Candidates field questions
Published 12:00 am Saturday, September 29, 2007
Should unions be in the school district? How can we keep our kids safe? What can I do to help in the schools? How can we get God back in the schools?
Those were some of the questions new candidates and incumbents were faced with at Meet the Candidates night at the Lawrence County Multi-purpose Senior Center Thursday.
Nine candidates for Fayette Township and South Point offices fielded questions and spoke to constituents.
Harriett Ramsey, president of the Concerned Citizens of Burlington who organized the event, opened the meeting.
“We will have an orderly question and answer period,” said Ramsey, who instructed candidates that the forum was not a debate. “As soon as you answer your question, we will move on.”
Candidates present were Don Hackworth, incumbent for Fayette Township trustee office and Eric Maniskas who is running for the trustee office; Les York, Fayette Township clerk; and Mary Cogan, Terry Blake, Fred Clay, Randy Keefer, Glen Seagraves and Tom Roberts, all running for South Point School Board.

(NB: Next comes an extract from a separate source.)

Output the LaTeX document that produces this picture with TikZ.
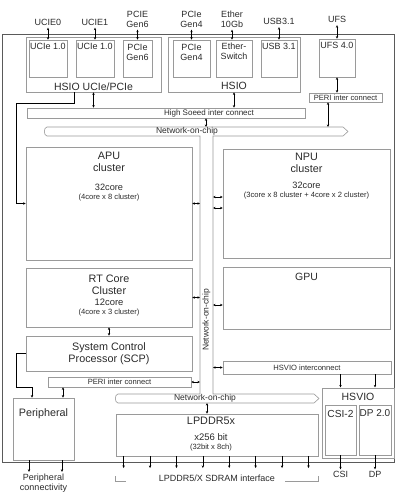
\documentclass[tikz,border=0pt]{standalone}
\usepackage{fontspec}
\setmainfont{Liberation Sans}
\usetikzlibrary{arrows.meta,positioning,calc}
\definecolor{edge}{HTML}{9A9A9A}
\definecolor{ink}{HTML}{2A2A2A}
\definecolor{frame}{HTML}{5A5A5A}
\newcommand\fsz[2]{\fontsize{#1}{#2}\selectfont}
\tikzset{
chip/.style={draw=frame,line width=.9pt,inner sep=0pt},
block/.style={draw=edge,line width=.7pt,inner sep=0pt},
unit/.style={draw=edge,line width=.6pt,inner sep=0pt},
bar/.style={draw=edge,line width=.6pt,inner sep=0pt,font=\fsz{7.6}{9},text=ink},
noc/.style={draw=edge,line width=.6pt},
txt/.style={inner sep=0pt,align=center,text=ink},
io/.style={inner sep=2pt,align=center,text=ink,font=\fsz{9}{10}},
flow/.style={-{Stealth[length=2.6pt,width=2.4pt]},line width=.6pt},
link/.style={{Stealth[length=2.6pt,width=2.4pt]}-{Stealth[length=2.6pt,width=2.4pt]},line width=.6pt}
}
\begin{document}
\begin{tikzpicture}[x=1pt,y=-1pt]
\useasboundingbox (0,0) rectangle (402,500);
\node[chip,minimum width=392pt,minimum height=428pt](soc) at (198,248){};
% high speed io
\node[block,minimum width=135pt,minimum height=55pt](hsioa) at (93.5,64.5){};
\node[unit,minimum width=38pt,minimum height=37pt](ucia) at (48,58.5){};
\node[unit,minimum width=38pt,minimum height=37pt](ucib) at (95,58.5){};
\node[unit,minimum width=29pt,minimum height=37pt](pcisix) at (137.5,58.5){};
\node[block,minimum width=132pt,minimum height=55pt](hsiob) at (234,64.5){};
\node[unit,minimum width=37pt,minimum height=37pt](pcifour) at (191.5,58.5){};
\node[unit,minimum width=36pt,minimum height=37pt](ether) at (234,58.5){};
\node[unit,minimum width=36pt,minimum height=37pt](usb) at (279,58.5){};
\node[unit,minimum width=36pt,minimum height=38pt](ufs) at (337,58){};
\node[txt,font=\fsz{10.5}{12},above=1.5pt of hsioa.south](thsioa){HSIO UCIe/PCIe};
\node[txt,font=\fsz{9}{10.5},below=3pt of ucia.north](tucia){UCIe 1.0};
\node[txt,font=\fsz{9}{10.5},below=3pt of ucib.north](tucib){UCIe 1.0};
\node[txt,font=\fsz{9}{10.5},below=4pt of pcisix.north](tpcisix){PCIe\\Gen6};
\node[txt,font=\fsz{10.5}{12},above=3pt of hsiob.south](thsiob){HSIO};
\node[txt,font=\fsz{9}{10.5},below=4pt of pcifour.north](tpcifour){PCIe\\Gen4};
\node[txt,font=\fsz{9}{10.5},below=3pt of ether.north](tether){Ether-\\Switch};
\node[txt,font=\fsz{9}{10.5},below=3pt of usb.north](tusb){USB 3.1};
\node[txt,font=\fsz{9}{10.5},below=3pt of ufs.north](tufs){UFS 4.0};
% pins on top
\node[io,above=12pt of ucia](lucie0){UCIE0};
\node[io,above=12pt of ucib](lucie1){UCIE1};
\node[io,above=10pt of pcisix](lpcie6){PCIE\\Gen6};
\node[io,above=10pt of pcifour](lpcie4){PCIe\\Gen4};
\node[io,above=10pt of ether,xshift=-2pt](lether){Ether\\10Gb};
\node[io,above=12.5pt of usb](lusb){USB3.1};
\node[io,above=13.5pt of ufs](lufs){UFS};
\foreach \a/\b in {lucie0/ucia,lucie1/ucib,lpcie6/pcisix,lpcie4/pcifour,lether/ether,lusb/usb,lufs/ufs}
  \draw[link](\a)--(\a |- \b.north);
% interconnects
\node[bar,minimum width=73pt,minimum height=9pt](periup) at (345.5,97.5){PERI inter connect};
\node[bar,minimum width=278pt,minimum height=10pt](hsbus) at (166,113){};
\node[txt,font=\fsz{8}{9}](thsbus) at ([xshift=43pt]hsbus.center){High Soeed inter connect};
\node[bar,minimum width=143pt,minimum height=10pt](perilo) at (119.5,382){PERI inter connect};
\node[bar,minimum width=168pt,minimum height=13pt](hsvbus) at (307,367.5){HSVIO interconnect};
\draw[noc](213,136)--(343,136)--(348,131.5)--(343,127)--(47,127) to[out=180,in=180] (47,136)--(200,136)--(200,394)
  --(118,394) to[out=180,in=180] (118,403)--(314,403)--(319,398.5)--(314,394)--(213,394)--cycle;
\coordinate(nocl) at (200,0);\coordinate(nocr) at (213,0);
\coordinate(noctop) at (206,127);\coordinate(nocbot) at (207,403);
\node[txt,font=\fsz{8.5}{10}](noct) at (187,131.5){Network-on-chip};
\node[txt,font=\fsz{8.5}{10},rotate=90](nocv) at (206.5,320){Network-on-chip};
\node[txt,font=\fsz{8.5}{10}](nocb) at (205,398.5){Network-on-chip};
% compute blocks
\node[block,minimum width=166pt,minimum height=113pt](apu) at (109,203.5){};
\node[block,minimum width=166pt,minimum height=59pt](rt) at (109,297.5){};
\node[block,minimum width=166pt,minimum height=35pt](scp) at (109,353.5){};
\node[block,minimum width=167pt,minimum height=109pt](npu) at (306.5,203.5){};
\node[block,minimum width=167pt,minimum height=62pt](gpu) at (306.5,298){};
\node[block,minimum width=61pt,minimum height=62pt](periph) at (43.5,429){};
\node[block,minimum width=202pt,minimum height=42pt](lpddr) at (217,435){};
\node[block,line width=1pt,minimum width=72pt,minimum height=70pt](hsvio) at (358,423){};
\node[unit,minimum width=31pt,minimum height=50pt](csi) at (340.5,430){};
\node[unit,minimum width=32pt,minimum height=50pt](dp) at (375,430){};
\node[txt,font=\fsz{10.8}{12},below=5pt of apu.north](tapu){APU\\cluster};
\node[txt,font=\fsz{7.6}{9.5},below=37pt of apu.north](capu){{\fsz{9.2}{9.5}32core}\\(4core x 8 cluster)};
\node[txt,font=\fsz{10.8}{12},below=7pt of rt.north](trt){RT Core\\Cluster};
\node[txt,font=\fsz{7.6}{9},below=31pt of rt.north](crt){{\fsz{9.4}{9}12core}\\(4core x 3 cluster)};
\node[txt,font=\fsz{10.8}{12},below=6.5pt of scp.north](tscp){System Control\\Processor (SCP)};
\node[txt,font=\fsz{10.8}{12},below=4pt of npu.north](tnpu){NPU\\cluster};
\node[txt,font=\fsz{7.6}{9.5},below=33pt of npu.north](cnpu){{\fsz{9.2}{9.5}32core}\\(3core x 8 cluster + 4core x 2 cluster)};
\node[txt,font=\fsz{10.5}{12},below=6pt of gpu.north](tgpu){GPU};
\node[txt,font=\fsz{10.8}{12},below=11pt of periph.north](tperiph){Peripheral};
\node[txt,font=\fsz{10.8}{12},below=3pt of lpddr.north,xshift=-6pt](tlpddr){LPDDR5x};
\node[txt,font=\fsz{7.6}{8.5},below=20pt of lpddr.north,xshift=-6pt](clpddr){{\fsz{9.5}{8.5}x256 bit}\\(32bit x 8ch)};
\node[txt,font=\fsz{10.5}{12},below=5pt of hsvio.north](thsvio){HSVIO};
\node[txt,font=\fsz{10.2}{12},below=5pt of csi.north](tcsi){CSI-2};
\node[txt,font=\fsz{10}{12},below=5pt of dp.north](tdp){DP 2.0};
% pins at bottom
\node[io,below=11.5pt of periph](lperiph){Peripheral\\connectivity};
\node[io,below=14pt of csi](lcsi){CSI};
\node[io,below=14pt of dp](ldp){DP};
\node[io](lsdram) at (217,478){LPDDR5/X SDRAM interface};
\coordinate(ifc) at (217,468);
% links
\draw[link](hsioa)--(hsioa |- hsbus.north);
\draw[link](hsiob)--(hsiob |- hsbus.north);
\draw[link](hsbus.south -| noctop)--(noctop);
\draw[link](ufs)--(ufs |- periup.north);
\draw[link]([xshift=-17.5pt]periup.south)--([xshift=-17.5pt]periup.south |- noctop);
\draw[flow]([xshift=-19.5pt]hsioa.south)--++(0,11)-|([xshift=-9pt]apu.west)--(apu.west);
\draw[link](apu.east)--(apu.east -| nocl);
\draw[link](rt.east)--(rt.east -| nocl);
\draw[link](perilo.east)--(perilo.east -| nocl);
\draw[link]([yshift=6.5pt]npu.west -| nocr)--([yshift=6.5pt]npu.west);
\draw[link]([yshift=-4.5pt]npu.west -| nocr)--([yshift=-4.5pt]npu.west);
\draw[link]([yshift=-7pt]gpu.west -| nocr)--([yshift=-7pt]gpu.west);
\draw[link](hsvbus.west -| nocr)--(hsvbus.west);
\draw[link](rt)--(scp);
\draw[flow](scp.west)--++(-9,0)--++(0,34)-|([xshift=-11.5pt]periph.north);
\draw[link]([xshift=19.5pt]periph.north)--([xshift=19.5pt]periph.north |- perilo.south);
\draw[link](nocbot)--(nocbot |- lpddr.north);
\draw[flow](hsvbus.south -| csi)--(hsvio.north -| csi);
\draw[flow](hsvbus.south -| dp)--(hsvio.north -| dp);
\draw[flow]([xshift=-14.5pt]periph.south)--([xshift=-14.5pt]periph.south |- lperiph.north);
\draw[flow]([xshift=18.5pt]periph.south)--([xshift=18.5pt]periph.south |- lperiph.north);
\draw[flow](csi)--(lcsi);
\draw[flow](dp)--(ldp);
\foreach \i in {0,...,7}
  \draw[flow]([xshift=8pt+26.4pt*\i]lpddr.south west)--([xshift=8pt+26.4pt*\i]lpddr.south west |- ifc);
\draw[edge,line width=.6pt](115,476)|-(126,481);
\draw[edge,line width=.6pt](285,481)-|(318,476);
\end{tikzpicture}
\end{document}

Several candidates were not present including Terry Wise, running for trustee; Darrell Davis and Kenneth Shaefer, running unopposed for Lawrence County Education Services; Stephen McClanahan, running for trustee; and Wallace Smith, running for a school board office. Several of them wrote letters stating they had other commitments and could not attend.
Les York, Fayette Township clerk and South Point Middle School principal, has been clerk for eight years and said that he has had four state audits that were excellent.
Each candidate asked for constituents’ support.
Maniskas, an instructor at Ohio University and substitute teacher at South Point High School, would like to see the water system improved in outlying areas so that fire hydrants could be put in. He opposes Trustee Don Hackworth.
Three seats are open on the South Point School Board. John Sherman will not be running again and Blake and Seagraves, incumbents, have five candidates opposing them for their seats on the school board.
The only woman running for school board is Mary Cogan who is the first woman to run in more than a decade.
“It’s very scary,” Cogan said. “Because if I get elected, I feel like everyone is going to be watching me and I feel like we should watch all our board members anyway. … I’m very happy about this. I wasn’t going out to make a change, but if I can do it that would be super.”
After all the candidates spoke, Marilyn Grant Howard, from AARP, spoke asking for support of the senior citizens 1 mill tax levy for residents 60 years of age and older.
“They represent 16 percent of your population,” she said. “The purpose of this levy is to assist the older person so that can remain in their own home.”
The new levy would provide many services to the senior population and Community Action would administer the program, she said.
“There’s 57 counties out of the 88 counties here in Ohio that already have the tax levy,” Howard said. “I think Lawrence County senior citizens deserve a levy also.”